Ma il furbastro fiorentino coglie la palla al balzo e rottama l’Italicum perché è un sistema elettorale che si pensa favorisca alle elezioni il Movimento 5 Stelle. E vi pare una cosa corretta cambiare i sistemi elettorali a convenienza? Qui viene meno la divisione dei poteri. E’ un fatto di estrema gravità, perché se passa l’idea che in Italia non puoi vincere le elezioni secondo leggi e sistemi vigenti, allora occorre prendere il potere diversamente.

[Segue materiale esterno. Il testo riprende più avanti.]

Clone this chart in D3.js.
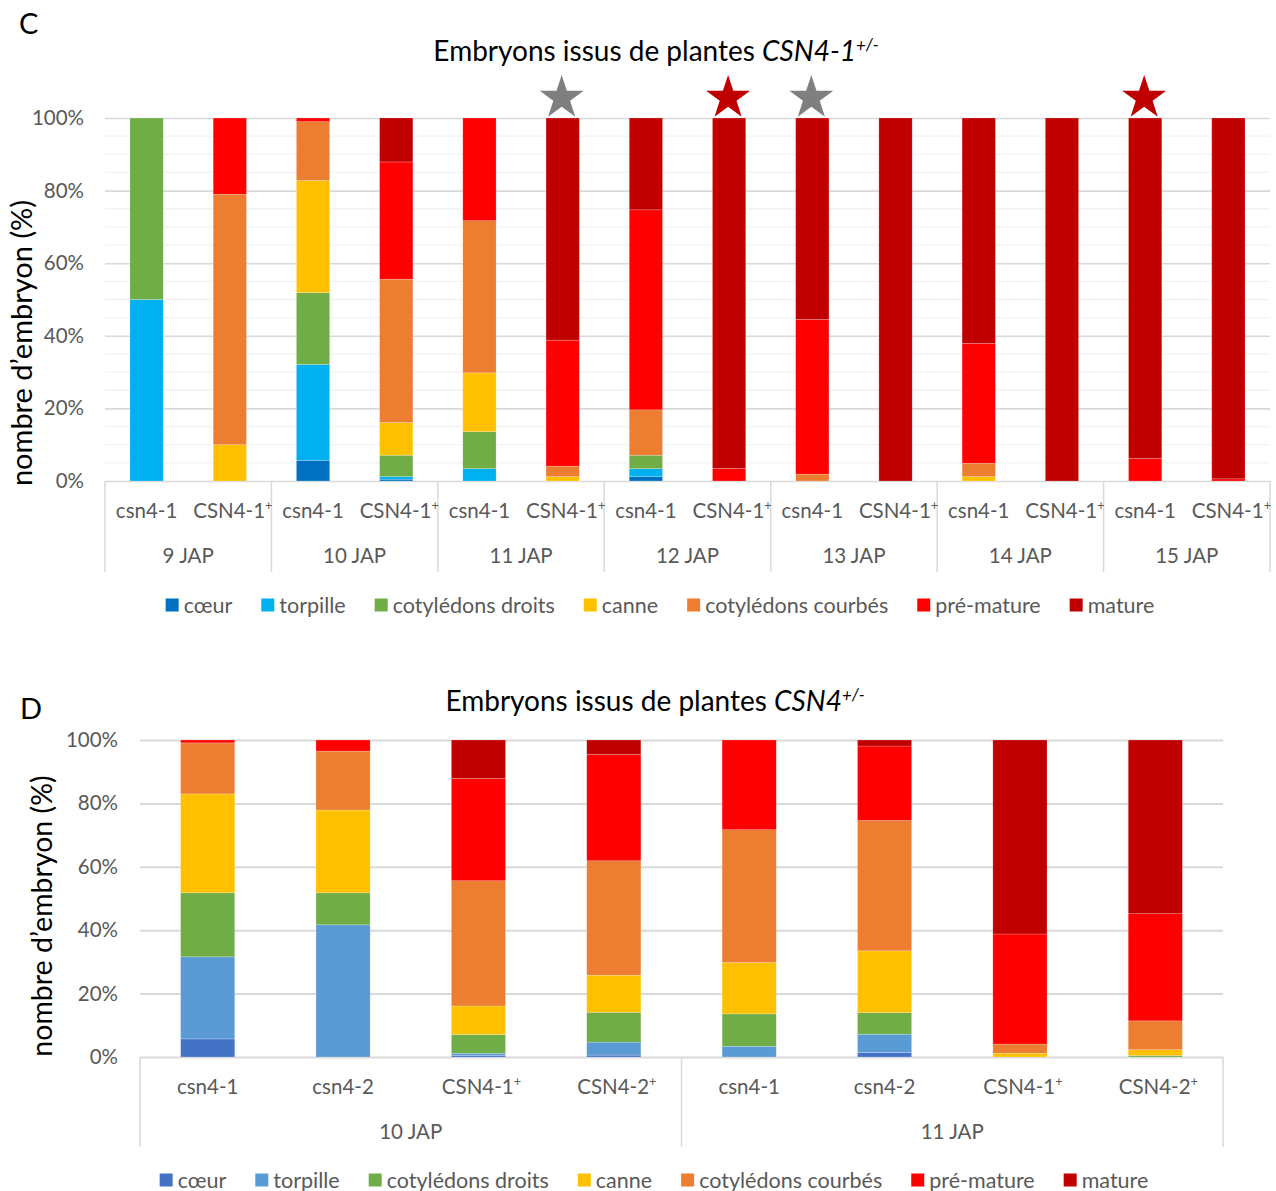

Catilina, prima di ricorrere alla congiura e all’aperta sfida militare contro Roma, tentò tre volte di diventare console con le buone, ma quel manipolatore di Cicerone glielo aveva sempre impedito con vari discutibili cavilli. 

Molti, in questi giorni, mi hanno chiesto per chi voto. Ho risposto secco e seccato: voto per il NO. E quando mi hanno chiesto perché, ho risposto: per principio, perché la Costituzione nel XXI secolo non la concede e non la trasforma un governo. Se tanto accade vuol dire che non è poi passato tanto tempo da quando nel 1848 lo Statuto lo concedevano, per grazia loro, i sovrani, Ferdinando II di Napoli, il Granduca di Toscana, Carlo Alberto di Sardegna. Un regresso di quasi due secoli. Ma di questo se ne accorge solo chi conosce la storia. Gli altri sono semplicemente beati.